━━━ Data shown ━━━
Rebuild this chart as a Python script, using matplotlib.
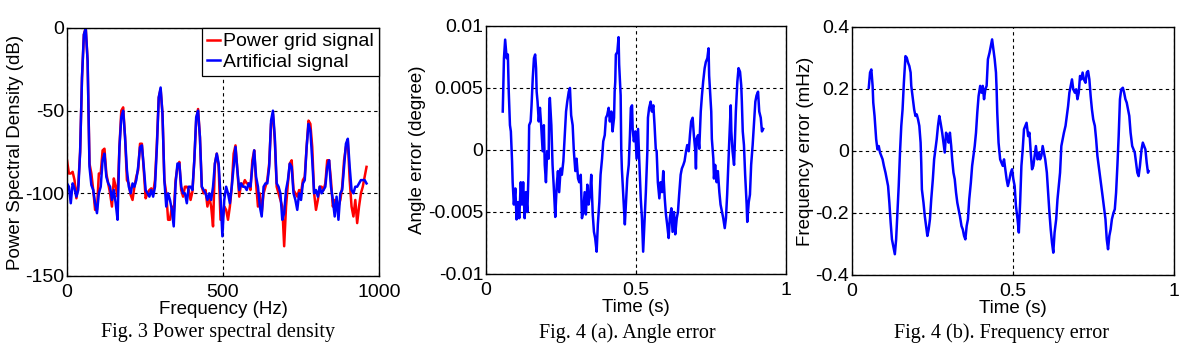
import numpy as np
import matplotlib
matplotlib.use("Agg")
import matplotlib.pyplot as plt

plt.rcParams['font.family'] = ['Liberation Sans', 'DejaVu Sans']
plt.rcParams['axes.unicode_minus'] = False

# Fig. 3 - power spectral density (dB), sampled every 6 Hz
freq = np.arange(0, 961, 6)
psd_grid = [-80, -88, -88, -87, -92, -103, -95, -75, -30, -4, 0, -20, -82, -88, -98, -110, -110, -88, -88, -74,
            -73, -88, -94, -100, -108, -91, -96, -102, -72, -50, -48, -66, -92, -94, -101, -104, -96, -90, -86, -70,
            -70, -86, -103, -100, -98, -97, -100, -92, -70, -42, -37, -52, -92, -100, -116, -116, -108, -112, -92, -84,
            -81, -98, -102, -96, -96, -98, -104, -99, -80, -56, -49, -66, -96, -100, -98, -108, -102, -108, -120, -82,
            -76, -84, -116, -116,
            -108, -110, -116, -108, -96, -76, -71, -86, -102, -94, -95, -92, -94, -94, -98, -80, -74, -94, -108, -100,
            -112, -100, -96, -92, -82, -58, -52, -68, -96, -100, -104, -108, -132, -108, -94, -82, -80, -98, -100, -102,
            -98, -100, -92, -90, -72, -56, -58, -72, -100, -110, -104, -96, -96, -98, -94, -80, -80, -92, -108, -104,
            -108, -108, -104, -96, -80, -72, -68, -92, -108, -114, -104, -118, -108, -100, -96, -90, -84]
psd_art = [-94, -96, -106, -94, -97, -102, -98, -75, -30, -4, 0, -20, -84, -95, -98, -106, -112, -100, -96, -80,
           -76, -90, -94, -96, -104, -98, -106, -116, -72, -54, -50, -66, -86, -96, -100, -94, -96, -92, -84, -72,
           -71, -84, -98, -100, -102, -98, -102, -96, -72, -42, -36, -52, -92, -108, -100, -104, -110, -120, -94, -82,
           -82, -96, -100, -100, -106, -96, -96, -98, -80, -54, -50, -66, -96, -98, -100, -104, -100, -104, -96, -82,
           -76, -82, -102, -126,
           -104, -96, -100, -106, -96, -84, -72, -86, -98, -94, -96, -96, -98, -94, -96, -84, -74, -90, -96, -108,
           -114, -96, -94, -94, -84, -56, -50, -66, -94, -96, -100, -116, -112, -98, -92, -82, -84, -100, -104, -110,
           -100, -104, -94, -92, -72, -58, -62, -80, -100, -98, -102, -96, -100, -98, -96, -84, -80, -96, -104, -114,
           -102, -116, -100, -98, -84, -70, -67, -84, -98, -100, -96, -96, -94, -92, -92, -92, -94]

# Fig. 4 (a) - angle error (x 0.001 degree)
t_ang = [0.056, 0.060, 0.064, 0.069, 0.073, 0.076, 0.080, 0.083, 0.087, 0.089, 0.093, 0.098, 0.102, 0.107, 0.111,
         0.116, 0.120, 0.124, 0.129, 0.133, 0.138, 0.142, 0.144, 0.149, 0.152, 0.156, 0.160, 0.164, 0.167, 0.169,
         0.172, 0.176, 0.180, 0.184, 0.189, 0.193, 0.196, 0.200, 0.204, 0.209, 0.211, 0.213, 0.218, 0.222, 0.227,
         0.231, 0.236, 0.240, 0.244, 0.249, 0.253, 0.258, 0.262, 0.267, 0.271, 0.276, 0.280, 0.284, 0.289, 0.293,
         0.298, 0.302, 0.307, 0.311, 0.316, 0.320, 0.324, 0.329, 0.333, 0.338, 0.342, 0.347, 0.351, 0.356, 0.360,
         0.364, 0.369, 0.373, 0.378, 0.382, 0.387, 0.391, 0.396, 0.400, 0.404, 0.409, 0.413, 0.418, 0.422, 0.427,
         0.429, 0.431, 0.433, 0.438, 0.442, 0.444, 0.449, 0.451, 0.453, 0.457, 0.460, 0.463, 0.467, 0.471, 0.476,
         0.480, 0.483, 0.487, 0.489, 0.493, 0.498, 0.502, 0.507,
         0.511, 0.516, 0.520, 0.524, 0.529, 0.533, 0.538, 0.540, 0.544, 0.549, 0.553, 0.558, 0.562, 0.566, 0.569,
         0.573, 0.578, 0.582, 0.587, 0.591, 0.596, 0.600, 0.604, 0.609, 0.613, 0.618, 0.622, 0.627, 0.631, 0.636,
         0.640, 0.644, 0.649, 0.653, 0.658, 0.662, 0.667, 0.671, 0.676, 0.680, 0.684, 0.689, 0.693, 0.698, 0.700,
         0.702, 0.707, 0.711, 0.716, 0.720, 0.724, 0.729, 0.733, 0.738, 0.742, 0.744, 0.747, 0.751, 0.753, 0.758,
         0.760, 0.764, 0.769, 0.773, 0.778, 0.782, 0.787, 0.791, 0.796, 0.800, 0.804, 0.807, 0.811, 0.816, 0.818,
         0.822, 0.827, 0.829, 0.833, 0.838, 0.842, 0.847, 0.851, 0.853, 0.856, 0.860, 0.864, 0.869, 0.871, 0.876,
         0.880, 0.884, 0.889, 0.893, 0.898, 0.902, 0.907, 0.911, 0.916, 0.920, 0.924]
ang_err = [3.1, 7.4, 8.9, 7.4, 7.7, 4.7, 2.0, 1.5, -0.9, -2.6, -4.4, -3.1, -5.6, -4.2, -5.5,
           -2.6, -4.4, -2.6, -5.5, -3.4, -5.0, -1.7, 2.0, 2.3, 3.6, 5.8, 7.4, 7.7, 6.6, 4.7,
           3.9, 2.3, 3.4, 2.0, -0.1, 2.0, -1.2, -2.6, -0.1, -0.7, 3.6, 4.2, 2.0, -1.2, -3.4,
           -5.4, -2.8, -1.7, -3.4, -1.5, -2.0, -0.9, 0.9, 3.1, 3.9, 4.7, 5.0, 2.8, 2.0, -0.1,
           -1.7, -0.7, -2.3, -2.6, -2.0, -5.5, -5.0, -3.4, -5.2, -2.8, -4.4, -3.6, -2.0, -5.2, -6.6,
           -7.1, -8.2, -6.0, -4.2, -2.0, -0.7, 0.7, 1.2, 2.6, 2.8, 3.4, 2.3, 3.1, 1.5, 2.6,
           4.7, 5.5, 7.7, 7.9, 9.1, 6.9, 4.4, 0.1, -1.5, -3.4, -4.7, -6.0, -4.2, -2.3, -1.2,
           1.2, 3.4, 3.6, 1.7, 0.7, 1.5, -0.7, 1.7,
           -0.7, -3.9, -5.5, -8.2, -5.5, -3.4, -0.1, 2.6, 3.4, 3.9, 3.1, 3.6, 2.0, 0.1, -0.1,
           -2.6, -3.9, -2.6, -3.4, -1.7, -3.9, -5.2, -6.0, -7.1, -5.5, -4.7, -6.6, -5.0, -6.8, -5.5,
           -5.0, -3.6, -2.0, -1.5, -1.2, -0.9, -0.1, 0.4, -0.1, 1.2, 2.3, 2.6, 1.2, -0.1, -1.5,
           0.9, 1.2, 0.1, 3.1, 4.4, 5.5, 6.6, 7.1, 7.4, 8.2, 6.0, 4.7, 3.1, 0.9, -0.7,
           -2.3, -1.2, -2.6, -1.7, -3.4, -4.4, -5.0, -5.5, -6.3, -5.5, -3.6, -1.7, 0.7, 3.6, 1.5,
           -0.1, -1.2, 0.1, 3.1, 5.5, 6.6, 6.3, 5.2, 3.9, 1.5, 0.4, -2.0, -4.4, -5.8, -4.2,
           -3.6, -1.2, 0.4, 2.0, 3.9, 4.4, 4.7, 3.1, 2.6, 1.5, 1.7]

# Fig. 4 (b) - frequency error (mHz)
t_frq = [0.052, 0.056, 0.060, 0.064, 0.066, 0.070, 0.075, 0.079, 0.083, 0.087, 0.091, 0.095, 0.099, 0.104, 0.108,
         0.112, 0.116, 0.120, 0.124, 0.128, 0.133, 0.137, 0.141, 0.145, 0.149, 0.153, 0.157, 0.161, 0.166, 0.170,
         0.174, 0.178, 0.182, 0.184, 0.188, 0.193, 0.197, 0.201, 0.205, 0.209, 0.213, 0.215, 0.217, 0.222, 0.226,
         0.230, 0.234, 0.238, 0.242, 0.246, 0.251, 0.255, 0.259, 0.263, 0.267, 0.271, 0.275, 0.280, 0.284, 0.288,
         0.292, 0.296, 0.300, 0.304, 0.308, 0.311, 0.315, 0.319, 0.323, 0.327, 0.331, 0.335, 0.340, 0.344, 0.348,
         0.352, 0.356, 0.360, 0.364, 0.369, 0.373, 0.377, 0.381, 0.385, 0.389, 0.393, 0.398, 0.402, 0.406, 0.410,
         0.414, 0.418, 0.420, 0.422, 0.427, 0.431, 0.435, 0.439, 0.443, 0.447, 0.449, 0.451, 0.455, 0.460, 0.464,
         0.468, 0.472, 0.476, 0.480, 0.484, 0.489, 0.493, 0.497, 0.501,
         0.505, 0.509, 0.514, 0.518, 0.522, 0.526, 0.530, 0.534, 0.538, 0.542, 0.547, 0.551, 0.555, 0.559, 0.563,
         0.567, 0.571, 0.576, 0.580, 0.584, 0.588, 0.592, 0.596, 0.600, 0.605, 0.609, 0.613, 0.617, 0.621, 0.625,
         0.629, 0.634, 0.638, 0.642, 0.646, 0.650, 0.654, 0.658, 0.663, 0.667, 0.671, 0.675, 0.679, 0.683, 0.687,
         0.692, 0.696, 0.700, 0.704, 0.708, 0.712, 0.716, 0.720, 0.725, 0.729, 0.733, 0.737, 0.741, 0.745, 0.749,
         0.754, 0.758, 0.762, 0.766, 0.770, 0.774, 0.778, 0.783, 0.787, 0.791, 0.795, 0.799, 0.803, 0.807, 0.812,
         0.816, 0.820, 0.824, 0.828, 0.832, 0.836, 0.841, 0.845, 0.849, 0.853, 0.857, 0.861, 0.865, 0.870, 0.874,
         0.878, 0.882, 0.886, 0.890, 0.894, 0.899, 0.903, 0.907, 0.911, 0.915, 0.919, 0.921]
frq_err = [0.204, 0.253, 0.263, 0.210, 0.156, 0.113, 0.038, 0.005, 0.016, -0.005, -0.016, -0.027, -0.048, -0.070, -0.091,
           -0.113, -0.167, -0.231, -0.285, -0.306, -0.333, -0.285, -0.199, -0.113, -0.005, 0.081, 0.134, 0.220, 0.306, 0.301,
           0.285, 0.274, 0.253, 0.210, 0.177, 0.134, 0.113, 0.118, 0.102, 0.081, 0.027, -0.038, -0.124, -0.167, -0.210,
           -0.242, -0.274, -0.253, -0.220, -0.156, -0.091, -0.027, 0.005, 0.038, 0.081, 0.113, 0.091, 0.059, 0.027, -0.005,
           0.059, 0.048, 0.027, 0.059, 0.016, -0.027, -0.070, -0.091, -0.134, -0.167, -0.188, -0.210, -0.242, -0.253, -0.274,
           -0.285, -0.242, -0.220, -0.156, -0.102, -0.048, -0.016, 0.016, 0.059, 0.124, 0.177, 0.210, 0.188, 0.210, 0.167,
           0.199, 0.210, 0.253, 0.296, 0.317, 0.339, 0.360, 0.328, 0.296, 0.253, 0.199, 0.124, 0.027, -0.027, -0.038,
           -0.048, -0.027, -0.059, -0.091, -0.113, -0.091, -0.070, -0.059, -0.091,
           -0.113, -0.177, -0.220, -0.263, -0.167, -0.048, 0.005, 0.070, 0.081, 0.091, 0.048, 0.059, -0.005, -0.059, -0.048,
           -0.016, 0.016, -0.027, -0.005, -0.027, -0.016, 0.016, -0.005, -0.027, -0.070, -0.134, -0.199, -0.253, -0.296, -0.328,
           -0.263, -0.220, -0.156, -0.113, -0.070, 0.016, 0.038, 0.059, 0.081, 0.113, 0.145, 0.188, 0.210, 0.231, 0.199,
           0.188, 0.199, 0.167, 0.188, 0.242, 0.231, 0.253, 0.231, 0.220, 0.253, 0.258, 0.231, 0.177, 0.134, 0.102,
           0.081, 0.038, -0.016, -0.048, -0.081, -0.113, -0.145, -0.188, -0.220, -0.285, -0.317, -0.274, -0.253, -0.220, -0.199,
           -0.188, -0.134, -0.048, 0.048, 0.167, 0.199, 0.204, 0.188, 0.167, 0.156, 0.134, 0.113, 0.059, 0.016, 0.005,
           -0.005, -0.038, -0.070, -0.081, -0.048, 0.005, 0.027, 0.016, 0.005, -0.038, -0.070, -0.065]

captions = ['Fig. 3 Power spectral density', 'Fig. 4 (a). Angle error', 'Fig. 4 (b). Frequency error']

fig = plt.figure(figsize=(11.99, 3.57), dpi=100)
ax1 = fig.add_axes([0.0559, 0.2269, 0.2602, 0.6947])
ax2 = fig.add_axes([0.4053, 0.2325, 0.2502, 0.6947])
ax3 = fig.add_axes([0.7106, 0.2297, 0.2686, 0.6947])

fs_tick = 14
fs_lab = 13.5
lw = 1.8

ax1.plot(freq, psd_grid, color='#ff0000', lw=lw, label='Power grid signal')
ax1.plot(freq, psd_art, color='#0000ff', lw=lw, label='Artificial signal')
ax1.set(xlim=[0, 1000], ylim=[-150, 0], xticks=[0, 500, 1000], yticks=[-150, -100, -50, 0])
ax1.set_xlabel('Frequency (Hz)', fontsize=fs_lab, labelpad=0)
ax1.set_ylabel('Power Spectral Density (dB)', fontsize=fs_lab, labelpad=1)
leg = ax1.legend(loc='upper right', fontsize=fs_tick, handlelength=0.7, handletextpad=0.15,
                 borderaxespad=0, borderpad=0.25, labelspacing=0.15, fancybox=False, framealpha=1)
leg.get_frame().set_edgecolor('k')
leg.get_frame().set_linewidth(0.9)

ax2.plot(t_ang, np.array(ang_err) * 1e-3, color='#0000ff', lw=lw)
ax2.set(xlim=[0, 1], ylim=[-0.01, 0.01], xticks=[0, 0.5, 1], yticks=[-0.01, -0.005, 0, 0.005, 0.01])
ax2.set_xticklabels(['0', '0.5', '1'])
ax2.set_yticklabels(['-0.01', '-0.005', '0', '0.005', '0.01'])
ax2.set_xlabel('Time (s)', fontsize=fs_lab, labelpad=0)
ax2.set_ylabel('Angle error (degree)', fontsize=fs_lab, labelpad=1)

ax3.plot(t_frq, frq_err, color='#0000ff', lw=lw)
ax3.set(xlim=[0, 1], ylim=[-0.4, 0.4], xticks=[0, 0.5, 1], yticks=[-0.4, -0.2, 0, 0.2, 0.4])
ax3.set_xticklabels(['0', '0.5', '1'])
ax3.set_yticklabels(['-0.4', '-0.2', '0', '0.2', '0.4'])
ax3.set_xlabel('Time (s)', fontsize=fs_lab, labelpad=0)
ax3.set_ylabel('Frequency error (mHz)', fontsize=fs_lab, labelpad=1)

for ax in (ax1, ax2, ax3):
    ax.grid(True, ls=(0, (3, 3)), color='k', lw=0.8)
    ax.tick_params(direction='in', labelsize=fs_tick, length=3)
    ax.tick_params(axis='x', pad=5.5)
    ax.tick_params(axis='y', pad=2)
    for sp in ax.spines.values():
        sp.set_linewidth(1.0)

# captions under each panel
for xc, txt in zip([0.182, 0.523, 0.835], captions):
    fig.text(xc, 0.068, txt, ha='center', va='center', fontsize=14.5, family='Liberation Serif')

fig.savefig('out.png', dpi=100)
━━━
▶ _What to produce_:
Reproduce the data above word for word from its first line through the line that holds "plt.rcParams['axes.unicode_minus'] = False", both ends included; skip pictures.

▶ _Finished answer_:
Rebuild this chart as a Python script, using matplotlib.
import numpy as np
import matplotlib
matplotlib.use("Agg")
import matplotlib.pyplot as plt

plt.rcParams['font.family'] = ['Liberation Sans', 'DejaVu Sans']
plt.rcParams['axes.unicode_minus'] = False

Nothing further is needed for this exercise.